EXERCISE DIRECTIONS: For every line in the data below that contains "page", copy the line.

PROVIDED MATERIAL:
┌──

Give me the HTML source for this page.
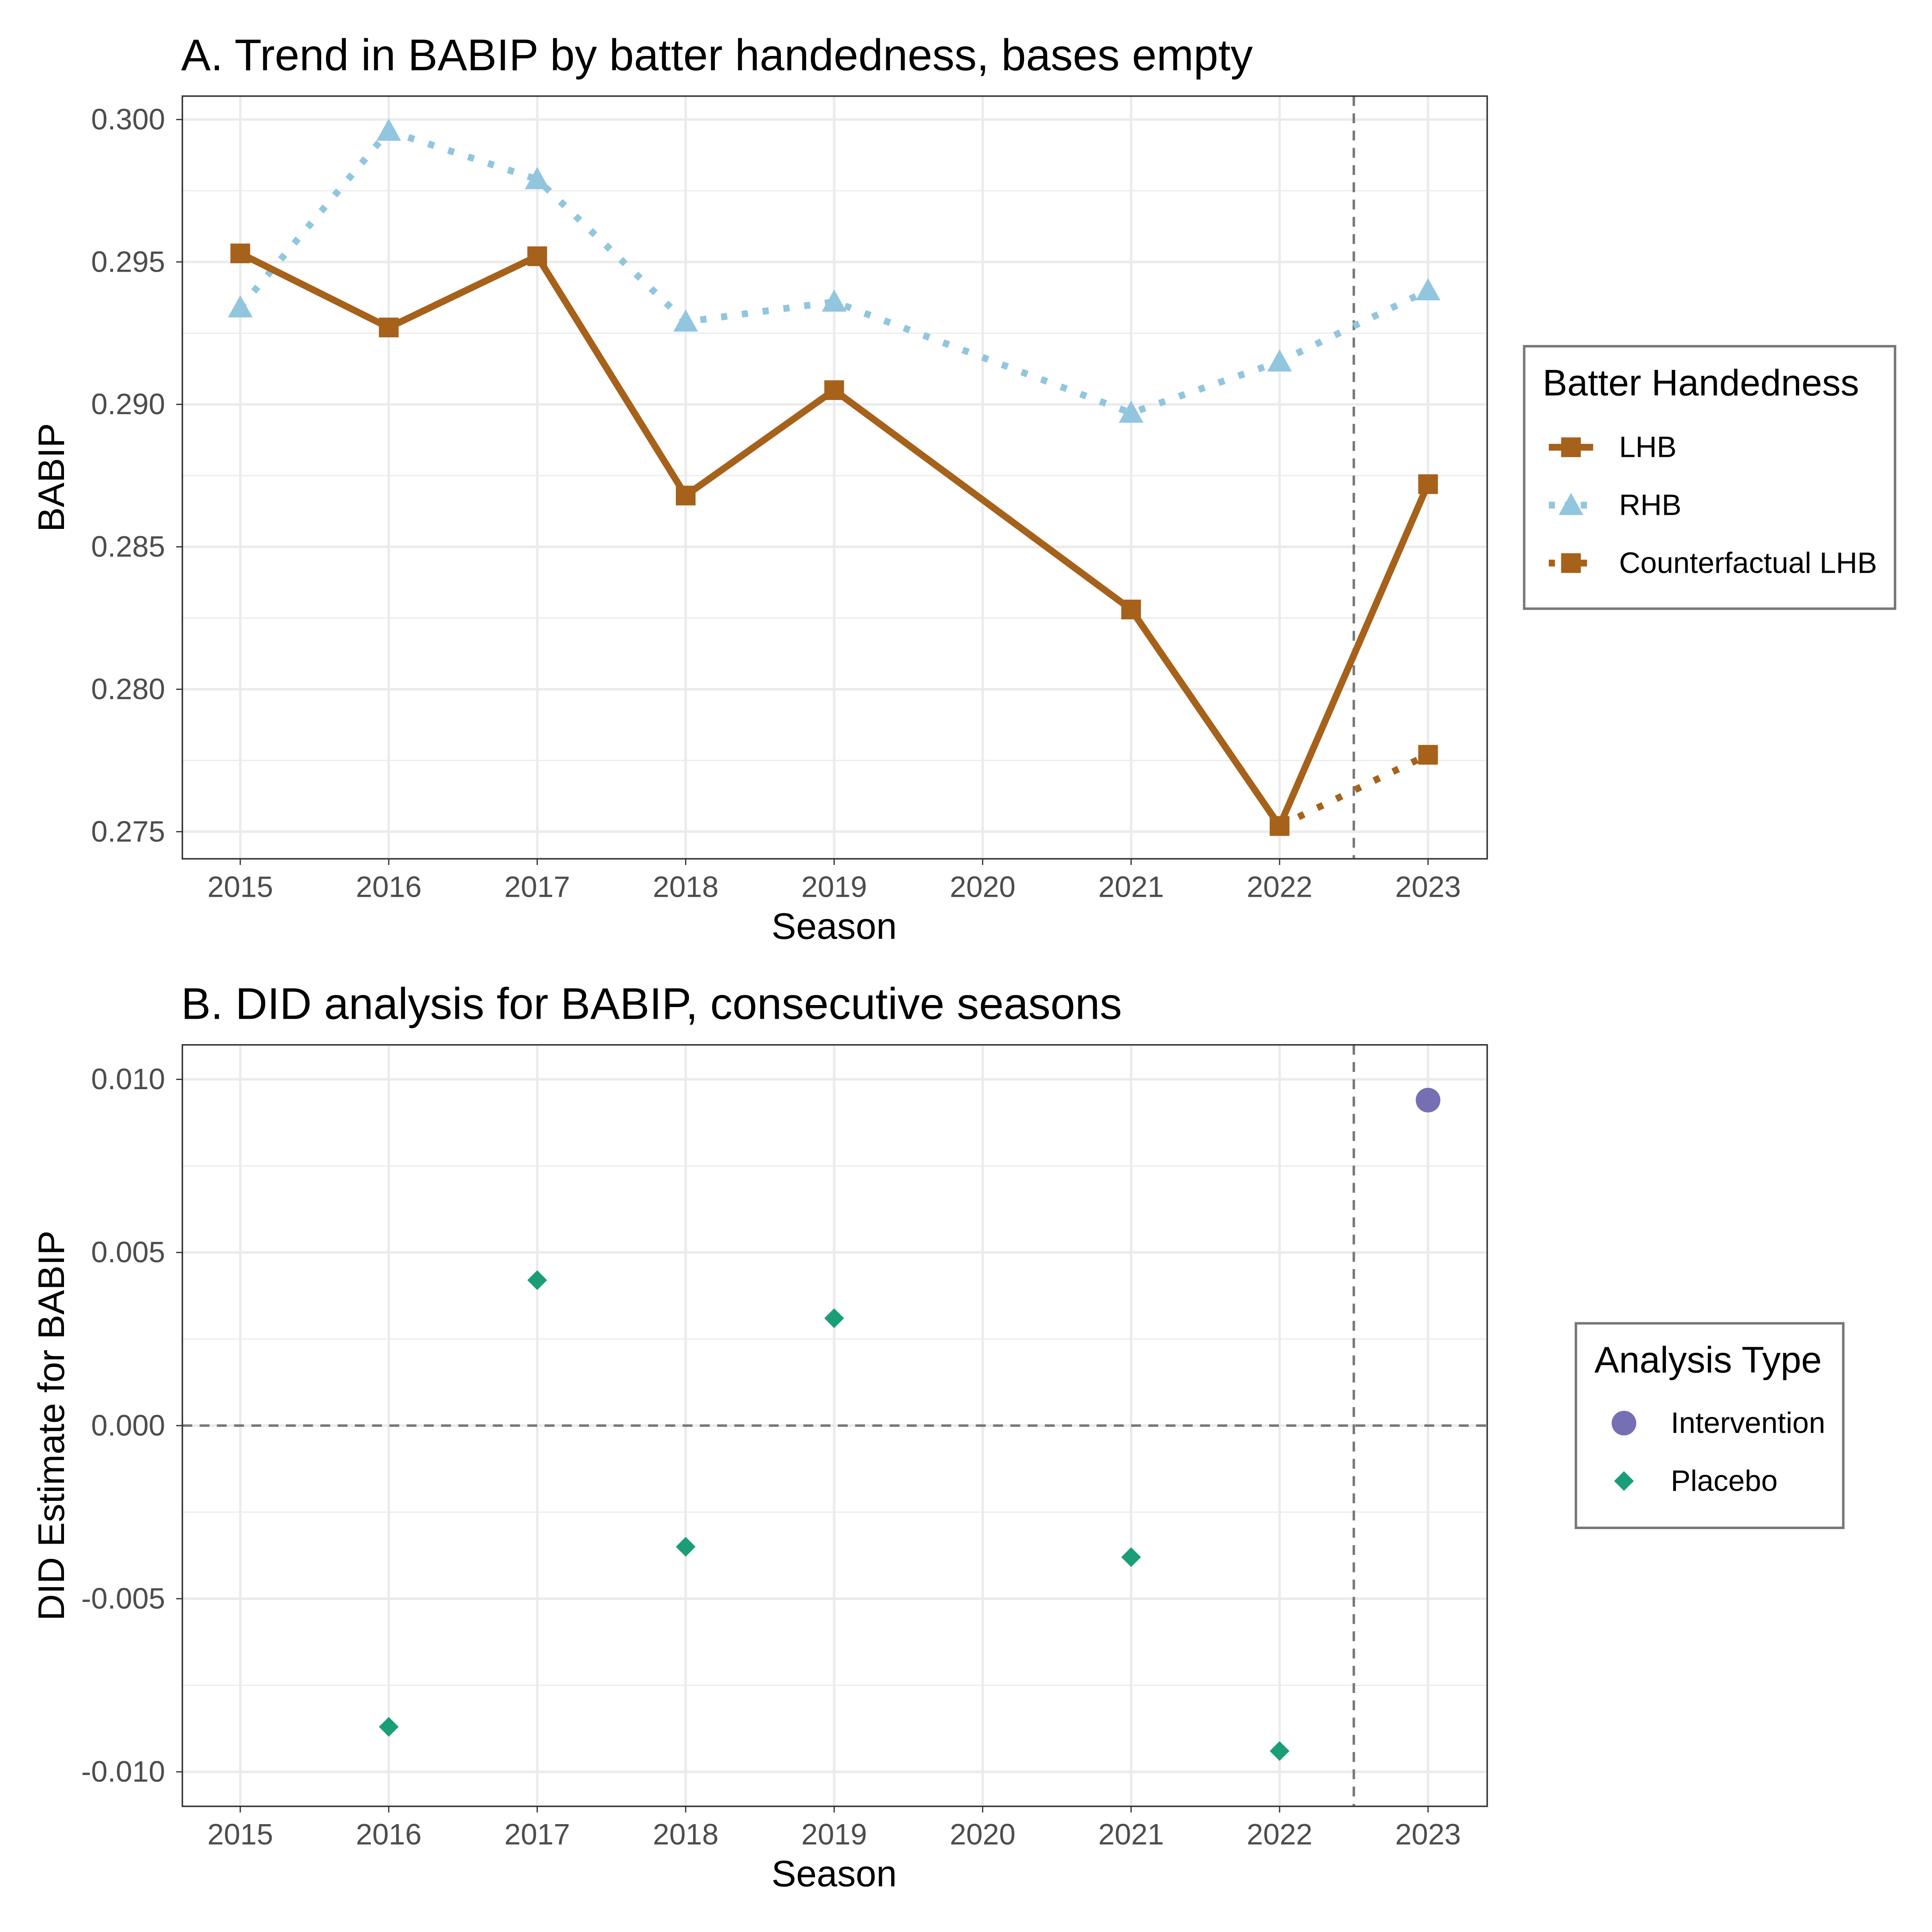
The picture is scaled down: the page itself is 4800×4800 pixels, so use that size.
<!DOCTYPE html>
<html><head><meta charset="utf-8"><style>html,body{margin:0;padding:0;background:#fff}svg{display:block}text{font-family:"Liberation Sans",sans-serif}</style></head>
<body>
<svg id="chart" width="4800" height="4800" viewBox="0 0 1568 1568" xmlns="http://www.w3.org/2000/svg">
<rect width="1568" height="1568" fill="#fff"/>
<g id="A"></g>
<g id="B"></g>
</svg>
<script>
const seasons=[2015,2016,2017,2018,2019,2020,2021,2022,2023];
const lhbYears=[2015,2016,2017,2018,2019,2021,2022,2023];
const lhbValues=[0.2953,0.2927,0.2952,0.2868,0.2905,0.2828,0.2752,0.2872];
const rhbYears=[2015,2016,2017,2018,2019,2021,2022,2023];
const rhbValues=[0.2934,0.2996,0.2979,0.2929,0.2936,0.2897,0.2915,0.2940];
const cfYears=[2022,2023];
const cfValues=[0.2752,0.2777];
const aTicks=[0.275,0.280,0.285,0.290,0.295,0.300];
const aTickLabels=["0.275","0.280","0.285","0.290","0.295","0.300"];
const placeboYears=[2016,2017,2018,2019,2021,2022];
const placeboValues=[-0.0087,0.0042,-0.0035,0.0031,-0.0038,-0.0094];
const interventionYears=[2023];
const interventionValues=[0.0094];
const bTicks=[-0.010,-0.005,0,0.005,0.010];
const bTickLabels=["-0.010","-0.005","0.000","0.005","0.010"];

const NS="http://www.w3.org/2000/svg";
function mk(parent,tag,attrs,text){const e=document.createElementNS(NS,tag);for(const k in attrs)e.setAttribute(k,attrs[k]);if(text!==undefined)e.textContent=text;parent.appendChild(e);return e;}
const xs=y=>195+(y-2015)*120.5;
const yA=v=>97+(0.300-v)*23120;
const yB=v=>1157-v*28100;

function frame(g,top,bot,ticks,labels,ys,title,ytitle,ticksMinor){
  mk(g,'rect',{x:148,y:top,width:1059,height:bot-top,fill:'#fff'});
  ticksMinor.forEach(v=>{const l=mk(g,'line',{x1:148,x2:1207,y1:ys(v),y2:ys(v),stroke:'#ebebeb','stroke-width':1});
    
    });
  ticks.forEach((v,i)=>{const l=mk(g,'line',{x1:148,x2:1207,y1:ys(v),y2:ys(v),stroke:'#ebebeb','stroke-width':2});
    
    
    const t=mk(g,'text',{x:134,y:ys(v)+8,'text-anchor':'end','font-size':24,fill:'#4d4d4d'},labels[i]);
    
    
    mk(g,'line',{x1:143,x2:148,y1:ys(v),y2:ys(v),stroke:'#333','stroke-width':1});});
  seasons.forEach(s=>{const l=mk(g,'line',{x1:xs(s),x2:xs(s),y1:top,y2:bot,stroke:'#ebebeb','stroke-width':2});
    
    
    mk(g,'line',{x1:xs(s),x2:xs(s),y1:bot,y2:bot+5,stroke:'#333','stroke-width':1});
    const t=mk(g,'text',{x:xs(s),y:bot+31,'text-anchor':'middle','font-size':24,fill:'#4d4d4d'},String(s));
    
    });
  const vl=mk(g,'line',{x1:xs(2022.5),x2:xs(2022.5),y1:top,y2:bot,stroke:'#777','stroke-width':2,'stroke-dasharray':'8,6'});
  
  
  const tt=mk(g,'text',{x:147,y:top-21,'font-size':36,fill:'#000'},title);
  
  
  const xt=mk(g,'text',{x:677,y:bot+65,'text-anchor':'middle','font-size':30,fill:'#000'},'Season');
  
  
  const cy=(top+bot)/2;
  const yt=mk(g,'text',{x:52,y:cy,'text-anchor':'middle','font-size':30,fill:'#000',transform:`rotate(-90 52 ${cy})`},ytitle);
  
  
}
function border(g,top,bot){const r=mk(g,'rect',{x:148,y:top,width:1059,height:bot-top,fill:'none',stroke:'#333','stroke-width':1.2});
  
  }
function sq(g,x,y,name){const r=mk(g,'rect',{x:x-8,y:y-8,width:16,height:16,fill:'#a6611a'});
  
  }
function tri(g,x,y,name){const p=mk(g,'polygon',{points:`${x},${y-10} ${x-10},${y+8} ${x+10},${y+8}`,fill:'#92c5de'});
  
  }
function dia(g,x,y,name){const p=mk(g,'polygon',{points:`${x},${y-8} ${x+8},${y} ${x},${y+8} ${x-8},${y}`,fill:'#1b9e77'});
  
  }

const A=document.getElementById('A');
const aMinor=[0.2775,0.2825,0.2875,0.2925,0.2975];
frame(A,78,697,aTicks,aTickLabels,yA,'A. Trend in BABIP by batter handedness, bases empty','BABIP',aMinor);
const rl=mk(A,'polyline',{points:rhbYears.map((y,i)=>xs(y)+','+yA(rhbValues[i])).join(' '),fill:'none',stroke:'#92c5de','stroke-width':5.5,'stroke-dasharray':'5,12'});


const cl=mk(A,'polyline',{points:cfYears.map((y,i)=>xs(y)+','+yA(cfValues[i])).join(' '),fill:'none',stroke:'#a6611a','stroke-width':5.5,'stroke-dasharray':'5,12'});


const ll=mk(A,'polyline',{points:lhbYears.map((y,i)=>xs(y)+','+yA(lhbValues[i])).join(' '),fill:'none',stroke:'#a6611a','stroke-width':5.5});


rhbYears.forEach((y,i)=>tri(A,xs(y),yA(rhbValues[i]),'rhb-point'));
lhbYears.forEach((y,i)=>sq(A,xs(y),yA(lhbValues[i]),'lhb-point'));
cfYears.forEach((y,i)=>sq(A,xs(y),yA(cfValues[i]),'counterfactual-point'));
border(A,78,697);
const lgA=mk(A,'g',{});


mk(lgA,'rect',{x:1237,y:281,width:301,height:213,fill:'#fff',stroke:'#777','stroke-width':2});
mk(lgA,'text',{x:1252,y:321,'font-size':30},'Batter Handedness');
mk(lgA,'line',{x1:1257,x2:1293,y1:363,y2:363,stroke:'#a6611a','stroke-width':5.5});sq(lgA,1275,363,'legend-lhb-key');
mk(lgA,'text',{x:1314,y:371,'font-size':24},'LHB');
mk(lgA,'line',{x1:1257,x2:1293,y1:410,y2:410,stroke:'#92c5de','stroke-width':5.5,'stroke-dasharray':'5,8'});tri(lgA,1275,410,'legend-rhb-key');
mk(lgA,'text',{x:1314,y:418,'font-size':24},'RHB');
mk(lgA,'line',{x1:1257,x2:1293,y1:457,y2:457,stroke:'#a6611a','stroke-width':5.5,'stroke-dasharray':'5,8'});sq(lgA,1275,457,'legend-cf-key');
mk(lgA,'text',{x:1314,y:465,'font-size':24},'Counterfactual LHB');

const B=document.getElementById('B');
frame(B,848,1466,bTicks,bTickLabels,yB,'B. DID analysis for BABIP, consecutive seasons','DID Estimate for BABIP',[-0.0075,-0.0025,0.0025,0.0075]);
const hz=mk(B,'line',{x1:148,x2:1207,y1:yB(0),y2:yB(0),stroke:'#777','stroke-width':2,'stroke-dasharray':'8,6'});


placeboYears.forEach((y,i)=>dia(B,xs(y),yB(placeboValues[i]),'placebo-point'));
interventionYears.forEach((y,i)=>{const c=mk(B,'circle',{cx:xs(y),cy:yB(interventionValues[i]),r:10,fill:'#7570b3'});
  
  });
border(B,848,1466);
const lgB=mk(B,'g',{});


mk(lgB,'rect',{x:1279,y:1074,width:217,height:166,fill:'#fff',stroke:'#777','stroke-width':2});
mk(lgB,'text',{x:1294,y:1114,'font-size':30},'Analysis Type');
mk(lgB,'circle',{cx:1318,cy:1155,r:10,fill:'#7570b3'});
mk(lgB,'text',{x:1356,y:1163,'font-size':24},'Intervention');
dia(lgB,1318,1202,'legend-placebo-key');
mk(lgB,'text',{x:1356,y:1210,'font-size':24},'Placebo');
</script>
</body></html>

└──

SOLUTION:
Give me the HTML source for this page.
The picture is scaled down: the page itself is 4800×4800 pixels, so use that size.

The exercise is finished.